A un tel point que cela a eu un effet presque contre-productif. D’où la nécessité d’avoir des dirigeants qui portent les valeurs de l’entreprise via leurs comportements. Car s’il n’y a pas de cohérence entre ce qui est dit et ce qui est fait, les individus ne savent plus où ils vont. Les collaborateurs nourrissent l’entreprise comme elle les nourrit. Ce lien de confiance se perd très vite et se gagne malheureusement très lentement.
Sur quels fondements repose cette exemplarité ?
Sur la capacité du leader à exprimer une vision mais aussi à l’incarner, c’est à dire la traduire en actions et via ses comportements. Daniel Bernard, président de Provestis et ex-président-directeur général de Carrefour, le dit très bien : « L’essentiel n’est pas tant ce que vous dites. Les gens n’écoutent pas tellement ce que vous dites, ils regardent dans vos yeux ; et s’ils comprennent que vous savez ce que vous dites, que vous êtes sûr de ce que vous faites, alors ils vous suivent, où que vous alliez, quoi que vous demandiez. Il faut vraiment une connexion, une connivence très forte entre les dirigeants et les équipes. Ce qui va bien au-delà des techniques de management ». Qui dit exemplarité, dit donc engagement, courage, sens de la responsabilité, humilité, honnêteté et capacité à se remettre en question, à apprendre et à se réinventer en permanence.
Les RH ont un rôle clé à jouer ?
Ils sont les acteurs du management et ont, par conséquent, le devoir de trouver le moyen d’accompagner leurs collaborateurs à devenir des acteurs responsables. Il faut remettre l’homme au centre de l’éco-système de l’entreprise et de son succès, quitte à redéfinir la notion de succès en évaluant par exemple les managers sur leur capacité à développer leurs équipes et à responsabiliser leurs collaborateurs comme l’explique Clara Gaymard, présidente et Chief Executive Officer (CEO) de GE France, « Je crois vraiment en la force de la responsabilisation des individus. Les collaborateurs, lorsqu’ils savent qu’ils sont considérés comme responsables, le sont encore plus. Il n’y a pas besoin d’interdiction (…). Il est très important que les dirigeants gardent présent à l’esprit que ce n’est pas parce que vous êtes le patron que vous avez raison. Vous libérez alors la capacité d’inventer ».
Ce livre est donc une invitation pour les dirigeants à oser se transformer et se réinventer ?
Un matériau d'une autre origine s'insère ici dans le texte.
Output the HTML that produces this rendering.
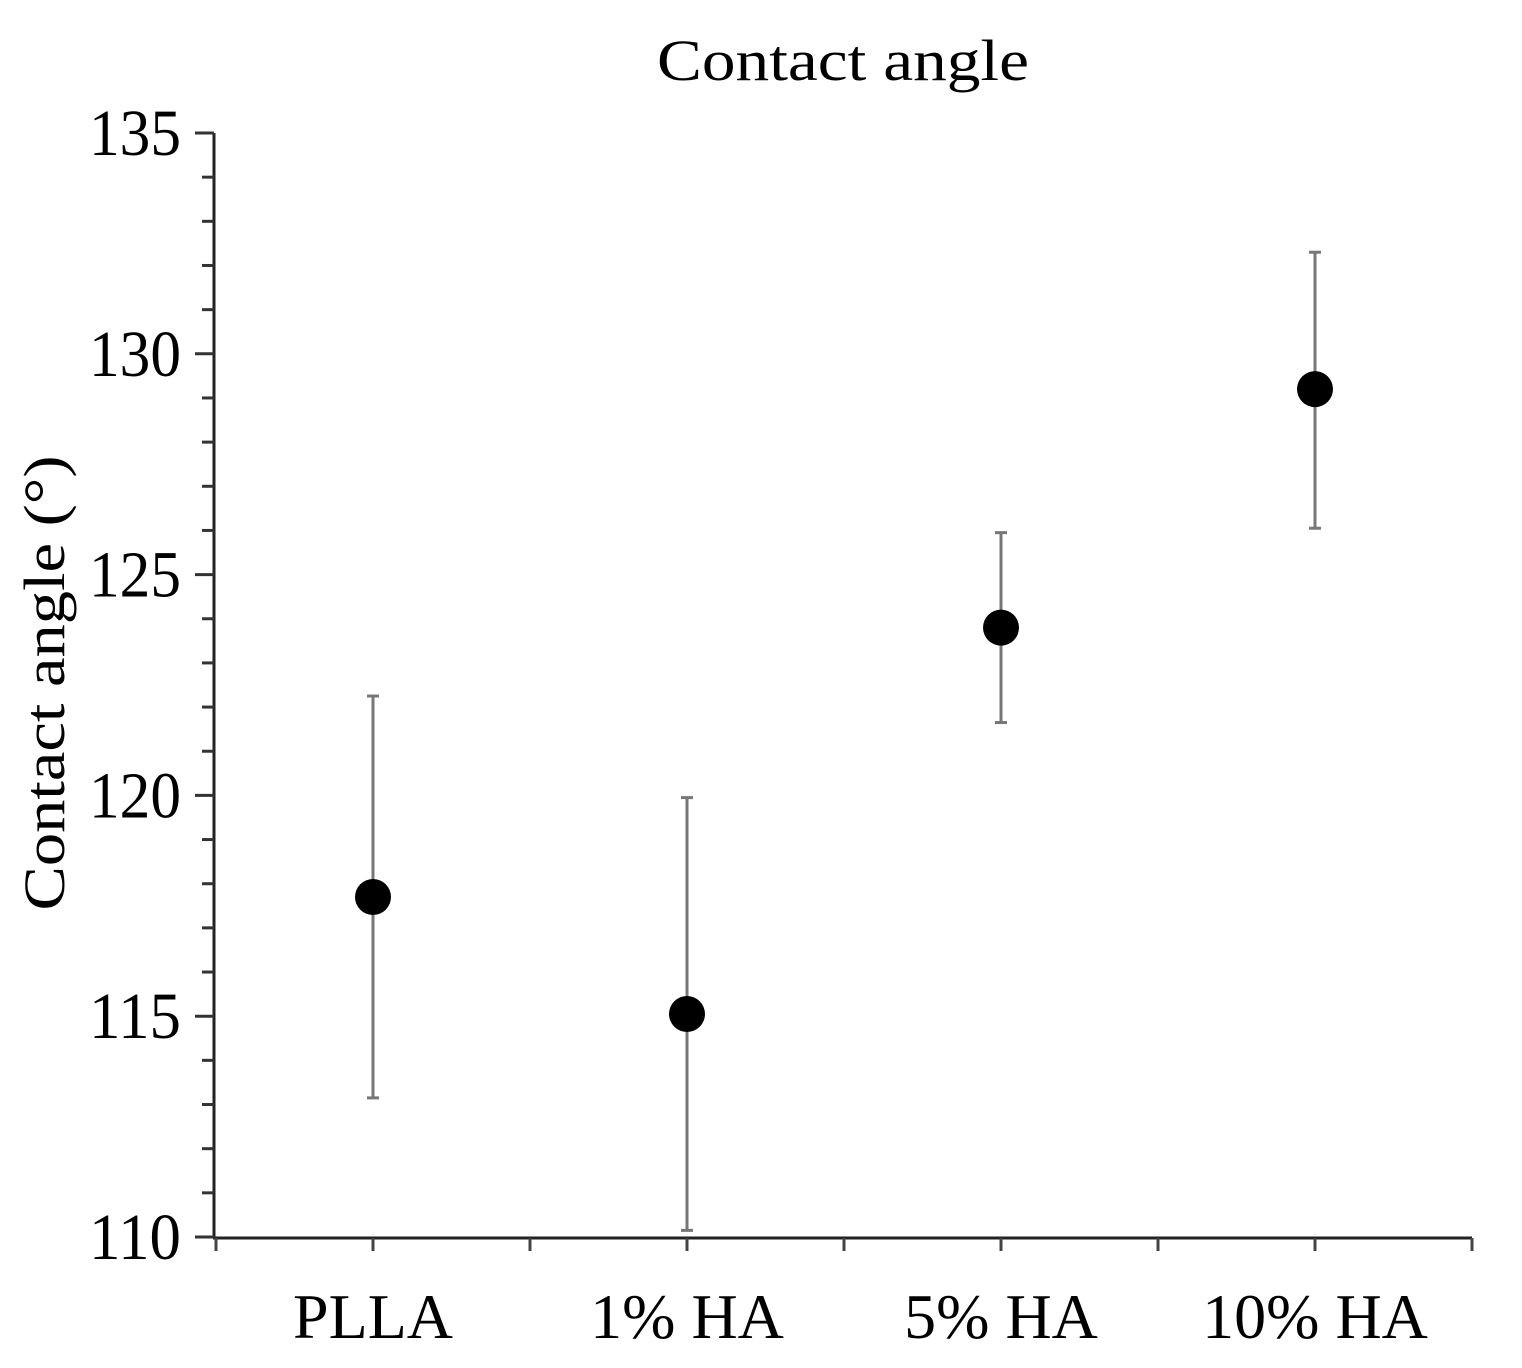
<!DOCTYPE html>
<html><head><meta charset="utf-8"><style>body{margin:0;background:#fff}svg{display:block}</style></head>
<body>
<svg id="chart" width="1522" height="1368" xmlns="http://www.w3.org/2000/svg" font-family="'Liberation Serif', serif">
<text x="843" y="80" font-size="58" text-anchor="middle" textLength="372" lengthAdjust="spacingAndGlyphs">Contact angle</text>
<text transform="translate(64,683) rotate(-90)" font-size="58" text-anchor="middle" textLength="455" lengthAdjust="spacingAndGlyphs">Contact angle (°)</text>
<g id="axes"></g>
<g id="marks"></g>
</svg>
<script>
const categories = ["PLLA", "1% HA", "5% HA", "10% HA"];
const means = [117.7, 115.05, 123.8, 129.2];
const errTop = [122.25, 119.95, 125.95, 132.3];
const errBottom = [113.15, 110.15, 121.65, 126.05];
const yTicks = [110, 115, 120, 125, 130, 135];

const NS = "http://www.w3.org/2000/svg";
const yMin = 110, yMax = 135, yTop = 133, yBot = 1237;
const xLeft = 216, xRight = 1472;
function yS(v){ return yBot - (v - yMin) / (yMax - yMin) * (yBot - yTop); }
const band = (xRight - xLeft) / categories.length;
function xS(i){ return xLeft + band * (i + 0.5); }
function mk(tag, attrs, parent){ const e = document.createElementNS(NS, tag); for (const k in attrs) e.setAttribute(k, attrs[k]); parent.appendChild(e); return e; }
const axes = document.getElementById("axes"), marks = document.getElementById("marks");

let yl = mk("line", {x1:214, y1:yTop, x2:214, y2:yBot+1, stroke:"#222", "stroke-width":3}, axes);


let xl = mk("line", {x1:213, y1:1238, x2:xRight, y2:1238, stroke:"#222", "stroke-width":3}, axes);



for (let v = yMin; v <= yMax; v++) {
  const major = (v % 5 === 0);
  const t = mk("line", {x1: major ? 195 : 202, y1: yS(v), x2: 214, y2: yS(v), stroke:"#333", "stroke-width":3}, axes);
  
  
}
yTicks.forEach(v => {
  const t = mk("text", {x: 181, y: yS(v) + 22, "font-size": 66, "text-anchor": "end", textLength: 92, lengthAdjust: "spacingAndGlyphs"}, axes);
  t.textContent = v;
  
  
});
for (let i = 0; i <= categories.length * 2; i++) {
  const x = xLeft + band / 2 * i;
  const t = mk("line", {x1: x, y1: 1238, x2: x, y2: 1251, stroke:"#444", "stroke-width":3}, axes);
  
  
}
categories.forEach((c, i) => {
  const t = mk("text", {x: xS(i), y: 1338, "font-size": 64, "text-anchor": "middle"}, axes);
  t.textContent = c;
  
  
  const x = xS(i);
  const g = mk("g", {stroke:"#777", "stroke-width":3}, marks);
  
  
  mk("line", {x1:x, y1:yS(errTop[i]), x2:x, y2:yS(errBottom[i])}, g);
  mk("line", {x1:x-6, y1:yS(errTop[i]), x2:x+6, y2:yS(errTop[i])}, g);
  mk("line", {x1:x-6, y1:yS(errBottom[i]), x2:x+6, y2:yS(errBottom[i])}, g);
  const p = mk("circle", {cx:x, cy:yS(means[i]), r:18, fill:"#000"}, marks);
  
  
});
</script>
</body></html>
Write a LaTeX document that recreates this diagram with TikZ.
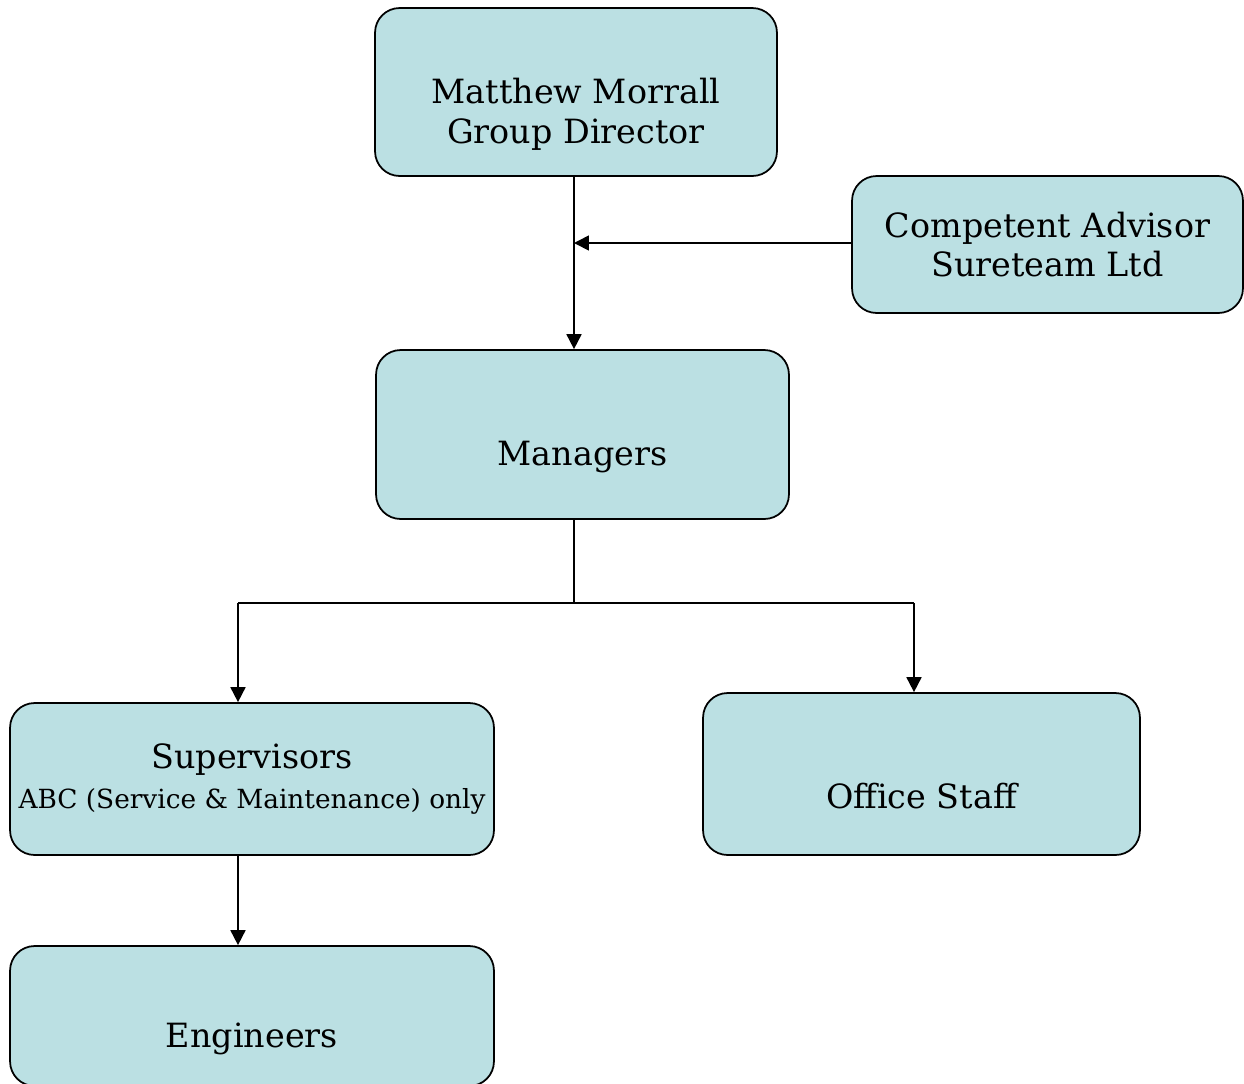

C’est aussi un plaidoyer en faveur de l’entreprise et de la valeur travail qui permettent à chaque individu de se construire et de s’épanouir au travers d’un engagement collectif. L’entreprise peut se concevoir comme un formidable lieu de partage et d’aventure humaine, à condition qu’elle soit dirigée par des femmes et des hommes porteurs de sens et de valeurs, visant l’exemplarité et l’action plus que le pouvoir. Autrement dit, des dirigeants soucieux de contribuer à quelque chose qui sert la collectivité. « On est dirigeant à 100 % ou on ne l’est pas », déclare Stéphane Richard, PDG de France Telecom Orange.
Diriez-vous que c’est l’un des grands défis des DRH en 2012 : « être dirigeant à 100 % » ?
Il faut réinsuffler le collectif au sein de l’entreprise et cela passe aussi par les RH qui doivent recréer cet agir ensemble pour que chacun ait envie de contribuer à faire grandir l’entreprise et plus globalement la société. Cela passe par la mise en place d’un cadre qui permette à chaque collaborateur d’être en position d’innover. Car les entreprises qui mettent en œuvre des process destinés à favoriser le développement des femmes et les hommes sont tout simplement plus performantes…
Emilie Vidaud
A propos de l’auteur
Créatrice et dirigeante de PEMA-Partenaire, Paule Boffa-Comby accompagne les progrès du management tant par son action auprès des dirigeants et des grandes entreprises françaises et internationales que par ses écrits. Elle est l’auteur de « Promouvoir les talents » (2007) et de nombreux articles. Elle intervient à l’ESSEC et à l’EM- Lyon Business School. Elle est membre du Comité « Management du XXIe siècle » du MEDEF.